▶ **WRITTEN REQUEST**: Strip the pictures and reproduce the rest of the listing exactly.

▶ **INFORMATION SUPPLIED**:

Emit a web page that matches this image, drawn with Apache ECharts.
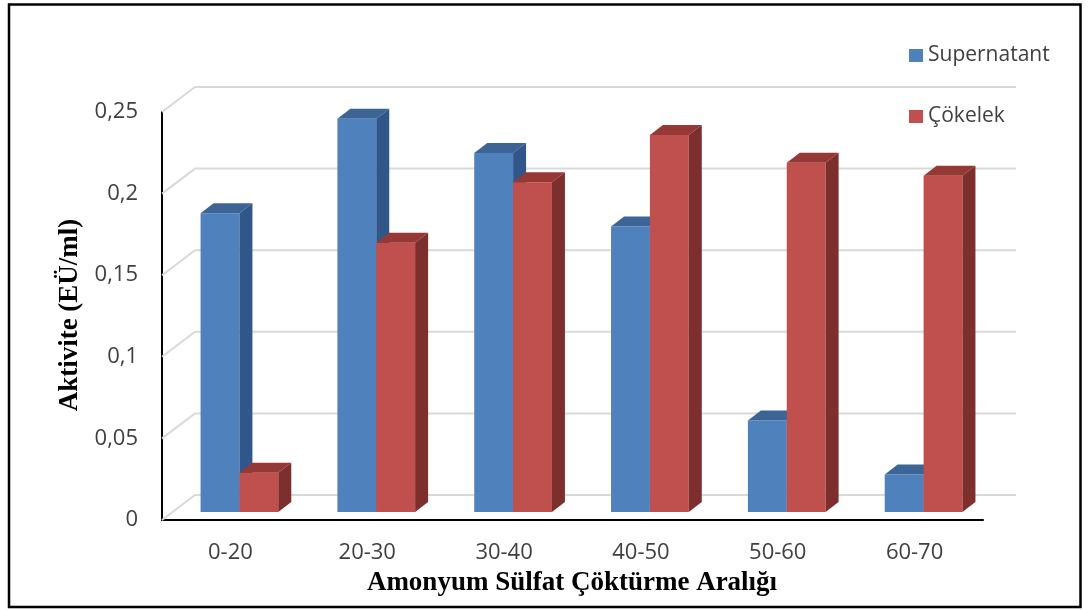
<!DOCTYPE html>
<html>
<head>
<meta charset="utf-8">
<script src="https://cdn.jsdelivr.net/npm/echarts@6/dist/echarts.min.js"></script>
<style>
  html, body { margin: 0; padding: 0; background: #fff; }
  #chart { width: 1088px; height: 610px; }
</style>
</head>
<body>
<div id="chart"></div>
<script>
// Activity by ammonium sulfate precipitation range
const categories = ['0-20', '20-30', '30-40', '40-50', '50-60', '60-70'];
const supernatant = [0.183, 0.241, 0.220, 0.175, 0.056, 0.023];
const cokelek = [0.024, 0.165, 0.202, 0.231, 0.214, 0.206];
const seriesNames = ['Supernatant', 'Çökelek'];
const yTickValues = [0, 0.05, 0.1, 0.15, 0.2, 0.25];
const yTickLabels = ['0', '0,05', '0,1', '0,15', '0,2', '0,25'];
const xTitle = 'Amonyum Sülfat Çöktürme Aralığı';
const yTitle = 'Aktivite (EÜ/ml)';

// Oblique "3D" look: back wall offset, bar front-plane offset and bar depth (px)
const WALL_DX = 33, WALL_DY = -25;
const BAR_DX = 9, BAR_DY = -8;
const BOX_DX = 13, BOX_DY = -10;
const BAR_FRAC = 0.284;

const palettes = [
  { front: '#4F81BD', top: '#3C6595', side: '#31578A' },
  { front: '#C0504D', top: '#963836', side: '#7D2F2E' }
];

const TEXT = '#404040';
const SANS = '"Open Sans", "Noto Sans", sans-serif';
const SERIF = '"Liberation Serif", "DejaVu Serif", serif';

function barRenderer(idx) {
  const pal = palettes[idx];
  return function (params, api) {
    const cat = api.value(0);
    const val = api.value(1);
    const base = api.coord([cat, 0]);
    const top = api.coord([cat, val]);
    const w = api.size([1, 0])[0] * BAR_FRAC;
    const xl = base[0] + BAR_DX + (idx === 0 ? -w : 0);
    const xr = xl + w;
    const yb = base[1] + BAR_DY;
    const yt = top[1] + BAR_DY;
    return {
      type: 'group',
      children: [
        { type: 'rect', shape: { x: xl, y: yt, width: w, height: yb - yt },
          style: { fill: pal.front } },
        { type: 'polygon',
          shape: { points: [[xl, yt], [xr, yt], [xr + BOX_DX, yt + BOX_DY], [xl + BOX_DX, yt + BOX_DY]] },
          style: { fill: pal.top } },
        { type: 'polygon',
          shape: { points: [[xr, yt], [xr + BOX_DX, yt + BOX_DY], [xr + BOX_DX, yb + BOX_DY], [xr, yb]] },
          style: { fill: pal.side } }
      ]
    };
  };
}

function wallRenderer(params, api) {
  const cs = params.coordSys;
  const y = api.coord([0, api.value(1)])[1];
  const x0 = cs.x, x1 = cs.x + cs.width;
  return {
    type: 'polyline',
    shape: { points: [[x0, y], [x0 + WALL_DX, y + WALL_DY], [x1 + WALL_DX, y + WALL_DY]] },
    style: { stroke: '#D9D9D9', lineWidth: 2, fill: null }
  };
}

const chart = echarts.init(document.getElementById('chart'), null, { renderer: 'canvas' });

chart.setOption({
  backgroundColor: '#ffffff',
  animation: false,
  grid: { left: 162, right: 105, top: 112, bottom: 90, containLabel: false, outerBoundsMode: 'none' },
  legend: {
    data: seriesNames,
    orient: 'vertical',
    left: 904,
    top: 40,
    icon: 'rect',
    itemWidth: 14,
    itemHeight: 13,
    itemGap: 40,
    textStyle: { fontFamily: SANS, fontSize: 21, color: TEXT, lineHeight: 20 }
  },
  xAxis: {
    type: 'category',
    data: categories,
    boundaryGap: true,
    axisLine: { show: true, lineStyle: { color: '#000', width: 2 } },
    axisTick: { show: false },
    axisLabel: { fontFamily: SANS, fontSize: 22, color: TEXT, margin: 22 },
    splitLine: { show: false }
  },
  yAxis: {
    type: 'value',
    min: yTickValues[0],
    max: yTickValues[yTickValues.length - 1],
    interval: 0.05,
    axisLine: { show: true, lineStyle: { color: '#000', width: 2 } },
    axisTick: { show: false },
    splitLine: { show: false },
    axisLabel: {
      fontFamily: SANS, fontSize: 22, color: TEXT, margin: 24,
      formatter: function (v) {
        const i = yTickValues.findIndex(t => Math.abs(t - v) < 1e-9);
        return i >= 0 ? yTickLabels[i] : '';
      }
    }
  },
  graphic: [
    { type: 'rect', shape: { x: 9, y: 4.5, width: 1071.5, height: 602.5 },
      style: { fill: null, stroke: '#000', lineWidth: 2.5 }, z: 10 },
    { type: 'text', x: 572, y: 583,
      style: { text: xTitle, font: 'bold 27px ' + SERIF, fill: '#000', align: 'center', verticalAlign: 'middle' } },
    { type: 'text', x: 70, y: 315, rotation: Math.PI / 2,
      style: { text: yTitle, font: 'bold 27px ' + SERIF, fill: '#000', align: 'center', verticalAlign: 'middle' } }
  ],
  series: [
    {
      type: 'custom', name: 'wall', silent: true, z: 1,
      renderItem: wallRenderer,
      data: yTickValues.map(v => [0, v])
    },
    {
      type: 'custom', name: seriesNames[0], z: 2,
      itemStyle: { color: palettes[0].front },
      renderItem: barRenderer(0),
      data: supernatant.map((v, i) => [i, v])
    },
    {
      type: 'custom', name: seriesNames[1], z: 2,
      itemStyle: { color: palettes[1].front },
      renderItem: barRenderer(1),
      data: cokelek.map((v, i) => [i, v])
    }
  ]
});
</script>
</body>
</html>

▶ **WRITTEN RESPONSE**:
Emit a web page that matches this image, drawn with Apache ECharts.
<!DOCTYPE html>
<html>
<head>
<meta charset="utf-8">
<script src="https://cdn.jsdelivr.net/npm/echarts@6/dist/echarts.min.js"></script>
<style>
  html, body { margin: 0; padding: 0; background: #fff; }
  #chart { width: 1088px; height: 610px; }
</style>
</head>
<body>
<div id="chart"></div>
<script>
// Activity by ammonium sulfate precipitation range
const categories = ['0-20', '20-30', '30-40', '40-50', '50-60', '60-70'];
const supernatant = [0.183, 0.241, 0.220, 0.175, 0.056, 0.023];
const cokelek = [0.024, 0.165, 0.202, 0.231, 0.214, 0.206];
const seriesNames = ['Supernatant', 'Çökelek'];
const yTickValues = [0, 0.05, 0.1, 0.15, 0.2, 0.25];
const yTickLabels = ['0', '0,05', '0,1', '0,15', '0,2', '0,25'];
const xTitle = 'Amonyum Sülfat Çöktürme Aralığı';
const yTitle = 'Aktivite (EÜ/ml)';

// Oblique "3D" look: back wall offset, bar front-plane offset and bar depth (px)
const WALL_DX = 33, WALL_DY = -25;
const BAR_DX = 9, BAR_DY = -8;
const BOX_DX = 13, BOX_DY = -10;
const BAR_FRAC = 0.284;

const palettes = [
  { front: '#4F81BD', top: '#3C6595', side: '#31578A' },
  { front: '#C0504D', top: '#963836', side: '#7D2F2E' }
];

const TEXT = '#404040';
const SANS = '"Open Sans", "Noto Sans", sans-serif';
const SERIF = '"Liberation Serif", "DejaVu Serif", serif';

function barRenderer(idx) {
  const pal = palettes[idx];
  return function (params, api) {
    const cat = api.value(0);
    const val = api.value(1);
    const base = api.coord([cat, 0]);
    const top = api.coord([cat, val]);
    const w = api.size([1, 0])[0] * BAR_FRAC;
    const xl = base[0] + BAR_DX + (idx === 0 ? -w : 0);
    const xr = xl + w;
    const yb = base[1] + BAR_DY;
    const yt = top[1] + BAR_DY;
    return {
      type: 'group',
      children: [
        { type: 'rect', shape: { x: xl, y: yt, width: w, height: yb - yt },
          style: { fill: pal.front } },
        { type: 'polygon',
          shape: { points: [[xl, yt], [xr, yt], [xr + BOX_DX, yt + BOX_DY], [xl + BOX_DX, yt + BOX_DY]] },
          style: { fill: pal.top } },
        { type: 'polygon',
          shape: { points: [[xr, yt], [xr + BOX_DX, yt + BOX_DY], [xr + BOX_DX, yb + BOX_DY], [xr, yb]] },
          style: { fill: pal.side } }
      ]
    };
  };
}

function wallRenderer(params, api) {
  const cs = params.coordSys;
  const y = api.coord([0, api.value(1)])[1];
  const x0 = cs.x, x1 = cs.x + cs.width;
  return {
    type: 'polyline',
    shape: { points: [[x0, y], [x0 + WALL_DX, y + WALL_DY], [x1 + WALL_DX, y + WALL_DY]] },
    style: { stroke: '#D9D9D9', lineWidth: 2, fill: null }
  };
}

const chart = echarts.init(document.getElementById('chart'), null, { renderer: 'canvas' });

chart.setOption({
  backgroundColor: '#ffffff',
  animation: false,
  grid: { left: 162, right: 105, top: 112, bottom: 90, containLabel: false, outerBoundsMode: 'none' },
  legend: {
    data: seriesNames,
    orient: 'vertical',
    left: 904,
    top: 40,
    icon: 'rect',
    itemWidth: 14,
    itemHeight: 13,
    itemGap: 40,
    textStyle: { fontFamily: SANS, fontSize: 21, color: TEXT, lineHeight: 20 }
  },
  xAxis: {
    type: 'category',
    data: categories,
    boundaryGap: true,
    axisLine: { show: true, lineStyle: { color: '#000', width: 2 } },
    axisTick: { show: false },
    axisLabel: { fontFamily: SANS, fontSize: 22, color: TEXT, margin: 22 },
    splitLine: { show: false }
  },
  yAxis: {
    type: 'value',
    min: yTickValues[0],
    max: yTickValues[yTickValues.length - 1],
    interval: 0.05,
    axisLine: { show: true, lineStyle: { color: '#000', width: 2 } },
    axisTick: { show: false },
    splitLine: { show: false },
    axisLabel: {
      fontFamily: SANS, fontSize: 22, color: TEXT, margin: 24,
      formatter: function (v) {
        const i = yTickValues.findIndex(t => Math.abs(t - v) < 1e-9);
        return i >= 0 ? yTickLabels[i] : '';
      }
    }
  },
  graphic: [
    { type: 'rect', shape: { x: 9, y: 4.5, width: 1071.5, height: 602.5 },
      style: { fill: null, stroke: '#000', lineWidth: 2.5 }, z: 10 },
    { type: 'text', x: 572, y: 583,
      style: { text: xTitle, font: 'bold 27px ' + SERIF, fill: '#000', align: 'center', verticalAlign: 'middle' } },
    { type: 'text', x: 70, y: 315, rotation: Math.PI / 2,
      style: { text: yTitle, font: 'bold 27px ' + SERIF, fill: '#000', align: 'center', verticalAlign: 'middle' } }
  ],
  series: [
    {
      type: 'custom', name: 'wall', silent: true, z: 1,
      renderItem: wallRenderer,
      data: yTickValues.map(v => [0, v])
    },
    {
      type: 'custom', name: seriesNames[0], z: 2,
      itemStyle: { color: palettes[0].front },
      renderItem: barRenderer(0),
      data: supernatant.map((v, i) => [i, v])
    },
    {
      type: 'custom', name: seriesNames[1], z: 2,
      itemStyle: { color: palettes[1].front },
      renderItem: barRenderer(1),
      data: cokelek.map((v, i) => [i, v])
    }
  ]
});
</script>
</body>
</html>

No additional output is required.